“It’s kind of ironic. As a runner you think you’re invincible. You run, have a good time, work hard, and never think something bad will happen,” ultrarunner Dave James reflects softly. James is supporting his long-time girlfriend, Amy French, who is also an ultrarunner, in a fight against breast cancer. A decade-plus ago, James also saw his then fiancé die of cancer, but says that the shock’s still there. “I guess some of it’s the luck of the draw, but I’m grateful Amy still has some health insurance. If we were still on the road with the RV…” he trails off at the thought.
James, now 43 years old, hasn’t raced since 2015. Before that he won two USATF trail 100-mile national championships, ran as fast as 14:20 for 100 miles on trails, and competed at the 2011 and 2013 Trail World Championships. He raced with a big personality and a big smile, but speaks calmly now. “I guess I’m not as egotistical as I used to be,” James concedes. “I was trying to hold up this image that I was this great runner.”
“We bought an RV in mid-2015,” he recalled of that time. “Amy moved out to Flagstaff, Arizona; she was a massage therapist then. We got an apartment and it was so expensive.” I interject about the cost of an RV, and he explains the then monthly costs of each. “We had a Chevy Trailblazer then, so I went in and asked, ‘What can the vehicle pull?’ They said 7,000 pounds, so I said that I wanted a 7,000-pound RV. It blew up pretty quick,” he laughed. “We went all over the country, found some gigs online, and then worked at Mount Rushmore for a while. I drove a van resupplying and in the winters we came back to Arizona and got on with the Grand Canyon Conservancy. It was just minimum-wage stuff, but it was cool, fun.” James and French both work at the Grand Canyon retail operation now. “It’s the official non-profit of the park,” he explained of the Grand Canyon Conservancy’s role. “We made $12 million pre-pandemic and donated $6 million of that back. There’s bigger philanthropy to it than just retail.”
In late 2018,” he pauses to catch the right year, “We were living in the RV, a few people had left, so we threw our names in the hat and were offered housing in the park [as Grand Canyon Conservancy employees]. Nobody owns a house in the park, it’s really cheap rent, a tiny two-bedroom duplex. We’re a half mile from the Bright Angel Trail.”

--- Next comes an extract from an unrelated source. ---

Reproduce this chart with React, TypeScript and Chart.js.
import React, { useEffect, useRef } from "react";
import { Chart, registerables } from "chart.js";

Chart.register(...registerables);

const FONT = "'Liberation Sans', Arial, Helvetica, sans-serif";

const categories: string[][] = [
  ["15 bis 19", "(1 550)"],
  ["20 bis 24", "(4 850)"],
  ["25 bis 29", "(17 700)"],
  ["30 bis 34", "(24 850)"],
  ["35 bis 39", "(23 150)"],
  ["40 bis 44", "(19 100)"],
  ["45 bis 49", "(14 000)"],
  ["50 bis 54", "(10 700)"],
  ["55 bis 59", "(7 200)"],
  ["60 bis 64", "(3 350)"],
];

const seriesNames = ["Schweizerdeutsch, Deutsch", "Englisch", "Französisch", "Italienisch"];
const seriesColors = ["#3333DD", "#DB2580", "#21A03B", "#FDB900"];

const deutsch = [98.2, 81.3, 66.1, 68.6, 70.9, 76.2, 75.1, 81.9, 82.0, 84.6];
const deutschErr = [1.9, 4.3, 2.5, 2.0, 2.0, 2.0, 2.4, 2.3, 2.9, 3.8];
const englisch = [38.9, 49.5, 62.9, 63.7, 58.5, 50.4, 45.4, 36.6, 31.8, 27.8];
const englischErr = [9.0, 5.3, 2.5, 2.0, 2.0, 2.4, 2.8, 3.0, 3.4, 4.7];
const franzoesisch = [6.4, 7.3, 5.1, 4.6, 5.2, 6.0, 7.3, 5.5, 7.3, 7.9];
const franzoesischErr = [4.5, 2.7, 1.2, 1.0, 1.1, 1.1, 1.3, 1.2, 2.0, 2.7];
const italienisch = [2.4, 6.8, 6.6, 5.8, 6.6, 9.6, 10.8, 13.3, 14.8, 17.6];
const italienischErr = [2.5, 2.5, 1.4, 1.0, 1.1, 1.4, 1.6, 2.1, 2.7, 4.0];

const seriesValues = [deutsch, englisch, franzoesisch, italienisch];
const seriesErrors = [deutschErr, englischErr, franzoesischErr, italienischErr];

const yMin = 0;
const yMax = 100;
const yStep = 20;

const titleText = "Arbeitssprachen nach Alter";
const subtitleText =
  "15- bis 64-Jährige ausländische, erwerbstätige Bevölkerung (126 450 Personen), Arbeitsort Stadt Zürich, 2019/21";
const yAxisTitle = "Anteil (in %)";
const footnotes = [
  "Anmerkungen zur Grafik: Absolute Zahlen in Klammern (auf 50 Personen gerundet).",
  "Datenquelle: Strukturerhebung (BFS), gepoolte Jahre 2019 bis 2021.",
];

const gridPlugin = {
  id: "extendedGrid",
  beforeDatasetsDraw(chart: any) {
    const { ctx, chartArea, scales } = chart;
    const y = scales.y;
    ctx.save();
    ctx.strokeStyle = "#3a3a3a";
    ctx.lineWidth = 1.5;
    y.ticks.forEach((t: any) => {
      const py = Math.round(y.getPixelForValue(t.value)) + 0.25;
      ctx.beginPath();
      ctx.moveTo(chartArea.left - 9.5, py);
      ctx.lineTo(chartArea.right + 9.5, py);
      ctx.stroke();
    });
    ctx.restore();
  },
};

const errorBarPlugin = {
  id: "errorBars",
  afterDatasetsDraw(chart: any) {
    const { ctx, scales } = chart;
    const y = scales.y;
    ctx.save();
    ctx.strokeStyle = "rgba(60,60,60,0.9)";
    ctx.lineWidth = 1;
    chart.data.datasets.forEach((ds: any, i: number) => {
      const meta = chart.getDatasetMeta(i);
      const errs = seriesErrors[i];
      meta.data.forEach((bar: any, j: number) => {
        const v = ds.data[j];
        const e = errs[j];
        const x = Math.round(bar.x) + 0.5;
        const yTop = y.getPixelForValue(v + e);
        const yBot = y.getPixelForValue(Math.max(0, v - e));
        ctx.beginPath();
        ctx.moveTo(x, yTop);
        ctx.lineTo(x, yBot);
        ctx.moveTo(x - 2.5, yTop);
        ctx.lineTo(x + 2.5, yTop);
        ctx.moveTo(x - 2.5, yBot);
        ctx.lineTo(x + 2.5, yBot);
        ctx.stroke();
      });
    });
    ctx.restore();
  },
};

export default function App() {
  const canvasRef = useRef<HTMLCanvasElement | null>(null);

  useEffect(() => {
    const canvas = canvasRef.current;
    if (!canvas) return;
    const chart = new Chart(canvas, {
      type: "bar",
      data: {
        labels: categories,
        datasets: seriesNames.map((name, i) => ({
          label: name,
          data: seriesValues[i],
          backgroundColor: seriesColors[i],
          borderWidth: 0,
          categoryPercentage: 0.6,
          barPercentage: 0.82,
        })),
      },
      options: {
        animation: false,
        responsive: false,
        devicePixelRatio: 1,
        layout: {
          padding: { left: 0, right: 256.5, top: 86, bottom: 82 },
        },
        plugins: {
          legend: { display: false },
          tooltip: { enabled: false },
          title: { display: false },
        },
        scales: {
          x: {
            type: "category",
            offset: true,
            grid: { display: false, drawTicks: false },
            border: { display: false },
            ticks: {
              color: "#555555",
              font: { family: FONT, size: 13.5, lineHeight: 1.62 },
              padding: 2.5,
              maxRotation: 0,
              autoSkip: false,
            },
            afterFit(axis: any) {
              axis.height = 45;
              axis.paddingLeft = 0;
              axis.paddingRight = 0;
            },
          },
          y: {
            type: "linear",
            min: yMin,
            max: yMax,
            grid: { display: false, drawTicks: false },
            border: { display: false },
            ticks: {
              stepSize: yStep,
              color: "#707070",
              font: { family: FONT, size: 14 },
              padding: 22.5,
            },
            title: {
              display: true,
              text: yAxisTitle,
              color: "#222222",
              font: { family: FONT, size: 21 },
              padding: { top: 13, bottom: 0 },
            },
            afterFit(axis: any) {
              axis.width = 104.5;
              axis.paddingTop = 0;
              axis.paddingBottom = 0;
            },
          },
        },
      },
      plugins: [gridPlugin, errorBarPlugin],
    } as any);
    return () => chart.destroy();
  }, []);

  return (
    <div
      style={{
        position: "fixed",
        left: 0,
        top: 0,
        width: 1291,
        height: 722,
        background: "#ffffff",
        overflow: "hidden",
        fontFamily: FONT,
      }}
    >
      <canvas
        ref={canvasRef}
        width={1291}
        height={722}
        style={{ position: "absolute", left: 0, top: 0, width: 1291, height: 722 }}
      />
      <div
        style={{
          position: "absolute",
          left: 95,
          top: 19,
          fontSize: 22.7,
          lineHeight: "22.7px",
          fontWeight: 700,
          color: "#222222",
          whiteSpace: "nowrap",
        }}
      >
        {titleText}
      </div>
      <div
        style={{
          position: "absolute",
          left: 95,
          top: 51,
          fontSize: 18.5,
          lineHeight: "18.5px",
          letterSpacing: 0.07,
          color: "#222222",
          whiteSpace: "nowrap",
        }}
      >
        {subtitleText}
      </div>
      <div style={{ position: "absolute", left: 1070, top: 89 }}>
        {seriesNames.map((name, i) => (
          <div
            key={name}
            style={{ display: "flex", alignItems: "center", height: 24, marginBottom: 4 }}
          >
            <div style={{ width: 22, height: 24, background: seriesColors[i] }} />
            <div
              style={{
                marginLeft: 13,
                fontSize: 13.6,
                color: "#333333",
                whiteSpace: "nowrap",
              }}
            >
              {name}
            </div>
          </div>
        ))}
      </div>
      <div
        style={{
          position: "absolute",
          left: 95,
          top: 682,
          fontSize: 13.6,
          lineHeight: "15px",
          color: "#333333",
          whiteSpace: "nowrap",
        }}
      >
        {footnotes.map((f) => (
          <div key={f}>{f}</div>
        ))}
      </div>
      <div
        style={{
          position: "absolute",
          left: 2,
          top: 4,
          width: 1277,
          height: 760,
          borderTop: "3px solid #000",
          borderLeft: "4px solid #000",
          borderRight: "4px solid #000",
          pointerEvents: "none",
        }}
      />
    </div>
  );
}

The geography is beneficial to the running couple, but that’s not the only theme. “I think in late 2018 was the last time I went Rim-2-Rim-2-Rim,” James says of the famous Grand Canyon hiking and running adventure. “There were sections of the canyon I’d never gotten to, never were on my radar before, less crowded, more technical. That’s where I mostly go now. Tomorrow I’m going to explore an old miner’s trail someone told me about. They’re real trails, but just not on a map,” he stops while I ask about his fitness, and then answers with a laugh. “I still love to bomb down to the Colorado River and come back up. I wouldn’t say I’m fit, but I go for a few hours. Usually I run home [from work] for lunch and then run back.”
I ask about the significance of the Grand Canyon, if it holds greater meaning to James. “Some of it was just luck, but I’ve always had a connection. It was close when I lived in Flagstaff, a familiar place. I started coming here in 2005 too, as part of the healing process from when my fiancé died. It’s a special place, very healing, but last year, with everyone going through COVID-19, you can’t escape reality even if you live in a beautiful place,” he said. “The whole park was closed from mid-March to June. I’d go out for a run and there were no human beings, it was a little creepy. It’s still not normal crowds again yet, but it’s getting there.”
James says that French is about halfway through the treatment process, after a June 2020 diagnosis, and is staying Monday through Friday in Flagstaff for her current treatment. “It’s radiation now, not chemotherapy, an x-ray-beam thing five days a week, localized, directed at where the cancer was. Because she’s so young, hopefully this will really knock it out and be more preventative for anything else. She’s really tired, but her hair’s starting to come back,” he said of the current progress. James himself earlier pursued a career as a medical doctor, and again thinks about the possibility. “This opened my eyes, you know I never finished, and some of it was that running was going so well. I always wanted to go back to school. I’m old, I’m 43, but with COVID-19 and Amy’s cancer, it’s great to live here, but there are no guarantees. We’re tourism-based. I think about going back to school, I want to stay positive. I cut out alcohol, and that helps my ability to think more clearly. I turned to it way too much during the pandemic and her diagnosis. We’ve been together six, almost seven years. We’re not married but we have a comfortable life. We make our decisions together,” he said of the future possibilities.
I reference the GoFundMe fundraiser currently benefitting French and James’s voice spikes with feeling as he answers. “Everyone’s got issues, but it’s just incredible support. The other day, this race director from Austria made a large contribution. I haven’t talked to him for five years. This community of runners, it’s just great,” James shakes his head in appreciation. “We chose to go off the grid [from the running community] some and don’t regret it, but this community has been very helpful.”